Students on the winning team represented The Chatterbox newspaper staff and The Remembrancer yearbook staff. Each brought their own expertise to the competition. Jay is the managing editor of news and features for the Chatterbox and the fine arts designer for the yearbook. Nissley is the online editor-in-chief for the newspaper. Rasheed is a sports writer for both publications, and Owens is the managing editor for visual elements. The team is advised by Samantha Gerwe-Perkins, CJE. This was Walnut Hills’ second time competing in the National Journalism Quiz Bowl and it’s second win.
To determine the initial seeding of the 44 registered teams, 43 teams of four students took an online qualifying test on Nov. 22. The next day, the top 16 qualifying teams met for four rapid-fire buzzer rounds, answering questions pertaining to current events, journalism law and terminology, and civics. The team that scored the highest of 10 questions proceeded to the next round, and for the final round, the winner had to score the highest out of 20 questions.
Two Walnut Hills teams made it to the top 16, and they eventually knocked out all their competitors to make the final round a Walnut vs. Walnut showdown. At the outset of the competition, the winning Walnut Hills team was seeded fourth while their classmates turned competitors — the runner-up-Walnut Hills team — was seeded 15th. It was a tight race from the start with both teams playing strong throughout the early rounds. In the final round, the questions further increased in difficulty with the final score being 5-0.
Hot off of last year’s success, the teams and their adviser were looking to succeed again.
“We entered last year kind of on a whim,” Gerwe-Perkins said. “So this year we were like, how would we do if we actually prepared? ”
“Our adviser has been sending us quizlets for months,” Jay said. “But we didn’t really start practicing until two weeks ago.”
Walnut Hills also boasts one of the most successful Academic Quiz Bowl teams, which the journalism teams used to their advantage.
“We borrowed the Academic Quiz Team’s buzzers and practiced at these little tables during lunch,” Nissley said.
It also helped both teams that the Walnut Hills journalism program already focuses on some of the bigger portions of quiz bowl knowledge.
“Our program is really good for this because we learn a lot about current events every week, so we’ve really been preparing for this for a while,” Owens said.
“We also got lots of advice from the seniors from last year that won the quiz bowl,” Owens said.
Even though the team prepared, the live rounds were nerve-wracking.
“It was stressful because I don’t count the questions so I never knew how many were left,” Nissley said. “In the second round, we had like zero points and they had two and we had to come back and then it was tied.”
”We happened to be trailing them the whole time and just lucked out getting something we knew,” Owens said.
Gerwe-Perkins, who advises both The Chatterbox and The Remembrancer, attributes the students’ success to their strong work ethic and good teamwork.

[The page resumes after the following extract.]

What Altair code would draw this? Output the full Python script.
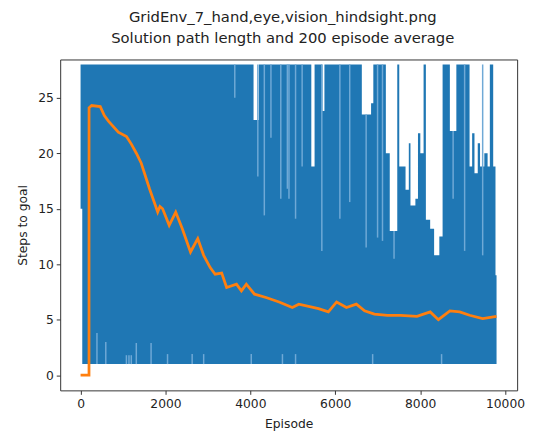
import altair as alt
import pandas as pd

# Upper / lower envelope of the per-episode "steps to goal" trace (step segments)
env_episode = [0, 40, 4075, 4199, 5436, 5513, 5698, 5745, 6626, 6844, 6897,
               7192, 7284, 7461, 7508, 7656, 7733, 7772, 7888, 7949, 8004,
               8081, 8135, 8236, 8329, 8452, 8529, 8700, 8853, 9164, 9225,
               9280, 9357, 9411, 9512, 9589, 9642, 9721, 9775, 9800]
env_top = [28, 28, 23, 28, 18.8, 28, 23.8, 28, 23.5, 24.5, 28,
           20.0, 13.0, 28, 18.8, 16.7, 20.9, 15.3, 15.9, 21.8, 20.0,
           28, 14.0, 13.2, 10.8, 12.5, 28, 22.0, 28, 18.8, 21.8,
           18.2, 20.9, 18.8, 20.0, 18.8, 28, 18.8, 9.0, 9.0]
env_low = [15, 1, 1, 1, 1, 1, 1, 1, 1, 1, 1,
           1, 1, 1, 1, 1, 1, 1, 1, 1, 1,
           1, 1, 1, 1, 1, 1, 1, 1, 1, 1,
           1, 1, 1, 1, 1, 1, 1, 1, 1]

# Sparser stretches of the trace (lighter streaks inside the dense band)
streak_episode = [3633, 4176, 4329, 4485, 4717, 4872, 4910, 5065, 5220, 5684,
                  6109, 6341, 6728, 6997, 7113, 7385, 8777, 9048, 9473,
                  386, 594, 1080, 1140, 1195, 1313, 1661, 2049, 2629, 2900,
                  4021, 4756, 5065, 6881, 8505]
streak_top = [28, 28, 28, 28, 28, 28, 28, 28, 28, 28,
              28, 28, 23.5, 28, 28, 13.0, 22.0, 28, 28,
              3.8, 3.0, 1.8, 1.8, 1.8, 2.9, 2.9, 1.9, 1.9, 1.9,
              1.9, 1.9, 1.9, 1.9, 1.9]
streak_bottom = [25.0, 17.9, 14.4, 21.4, 15.9, 16.8, 15.9, 14.1, 18.8, 11.2,
                 14.1, 15.6, 11.5, 12.4, 12.1, 10.5, 15.9, 11.2, 10.8,
                 1, 1, 1, 1, 1, 1, 1, 1, 1, 1,
                 1, 1, 1, 1, 1]

# 200-episode running average
avg_episode = [0, 199, 200, 260, 464, 560, 657, 889, 1082, 1200, 1314, 1430,
               1624, 1817, 1870, 1933, 2088, 2242, 2397, 2590, 2761, 2900,
               3054, 3170, 3325, 3441, 3673, 3789, 3905, 4098, 4369, 4677,
               4988, 5142, 5606, 5838, 6032, 6264, 6497, 6690, 6921, 7230,
               7540, 7926, 8237, 8430, 8700, 8933, 9165, 9473, 9800]
avg_value = [0, 0, 24.1, 24.3, 24.2, 23.4, 22.9, 21.9, 21.5, 20.8, 20.0, 19.1,
             16.8, 14.7, 15.2, 15.0, 13.5, 14.7, 13.2, 11.1, 12.3, 10.8,
             9.7, 9.1, 9.2, 7.9, 8.2, 7.6, 8.2, 7.3, 7.0, 6.6,
             6.1, 6.4, 6.0, 5.7, 6.6, 6.1, 6.4, 5.8, 5.5, 5.4,
             5.4, 5.3, 5.7, 5.0, 5.8, 5.7, 5.4, 5.1, 5.3]

x_ticks = [0, 2000, 4000, 6000, 8000, 10000]
y_ticks = [0, 5, 10, 15, 20, 25]

env_df = pd.DataFrame({"episode": env_episode, "top": env_top, "low": env_low})
streak_df = pd.DataFrame({"episode": streak_episode, "top": streak_top,
                          "bottom": streak_bottom})
avg_df = pd.DataFrame({"episode": avg_episode, "avg": avg_value})

FONT = "DejaVu Sans"
xscale = alt.Scale(domain=[-480, 10285], nice=False, zero=False)
yscale = alt.Scale(domain=[-1.37, 28.45], nice=False, zero=False)

xaxis = alt.Axis(title="Episode", values=x_ticks, grid=False, format="d",
                 labelFlush=False, labelOverlap=False)
yaxis = alt.Axis(title="Steps to goal", values=y_ticks, grid=False, format="d")

steps = alt.Chart(env_df).mark_area(
    interpolate="step-after", color="#1f77b4", opacity=1
).encode(
    x=alt.X("episode:Q", scale=xscale, axis=xaxis),
    y=alt.Y("top:Q", scale=yscale, axis=yaxis),
    y2="low:Q",
)

streaks = alt.Chart(streak_df).mark_rule(
    color="#6fa9d6", strokeWidth=1.5
).encode(
    x=alt.X("episode:Q", scale=xscale),
    y=alt.Y("top:Q", scale=yscale),
    y2="bottom:Q",
)

avg = alt.Chart(avg_df).mark_line(color="#ff7f0e", strokeWidth=2.8).encode(
    x=alt.X("episode:Q", scale=xscale),
    y=alt.Y("avg:Q", scale=yscale),
)

chart = alt.layer(steps, streaks, avg).properties(
    width=464,
    height=336,
    autosize=alt.AutoSizeParams(type="none"),
    padding={"left": 53, "top": 49, "right": 9, "bottom": 40},
    title=alt.Title(
        ["GridEnv_7_hand,eye,vision_hindsight.png",
         "Solution path length and 200 episode average"],
        fontSize=15, font=FONT, fontWeight="normal", color="#222",
        lineHeight=21, offset=14, anchor="middle", dx=-6,
    ),
).configure_view(
    stroke="#333", strokeWidth=1
).configure_axis(
    domain=False, tickColor="#333", tickSize=4, tickWidth=1,
    labelFont=FONT, labelFontSize=12.5, labelColor="#222", labelPadding=3,
    titleFont=FONT, titleFontSize=12.5, titleColor="#222", titleFontWeight="normal",
).configure_axisX(titlePadding=8).configure_axisY(titlePadding=8)

chart.save("out.html", embed_options={"renderer": "svg", "actions": False})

“I’m really proud of them; they worked really hard,” Gerwe-Perkins said. “They had a really good balance of knowing when somebody else on their team knew the answer. After the first time they practiced together, we found they had an aggressive buzzer —Mackenzie — who would be like ‘one of these kids know this.’ But they all studied and they all worked hard. All the teams did. They had study parties.”
After studying and preparing together for so long, the teams found the final round showdown to be more tame than their practice runs.
“This is how we practiced in class, on teams,” opposing team member and editor-in-chief of the Chatterbox, senior Caroline Horvath said. “So this round it actually got a lot nicer, and we were laughing instead of smack-talking each other.”
“It was stressful but it was really fun,” said Alonna Johnson, managing editor of student life on The Chatterbox. “It was really more fun than anything. I was stressed because I knew if they won they’d talk a lot about it the rest of the year. We’d have to bring our A game.”
Even though they’ve won two fall conventions in a row, the significance of this win is not lost on Gerwe-Perkins and her staff.
“It was great because I’m like definitely a sports person, so to come from not always being academic, it feels great knowing I won a quiz bowl,” Rasheed said.
“It feels good especially knowing that the team last year won,” Owens said. “We can’t wait to go home and tell them about this.”
Teams were from California, Florida, Georgia, Illinois, Kentucky, Massachusetts, Missouri, New Jersey, Ohio, Oregon, Iowa and Texas.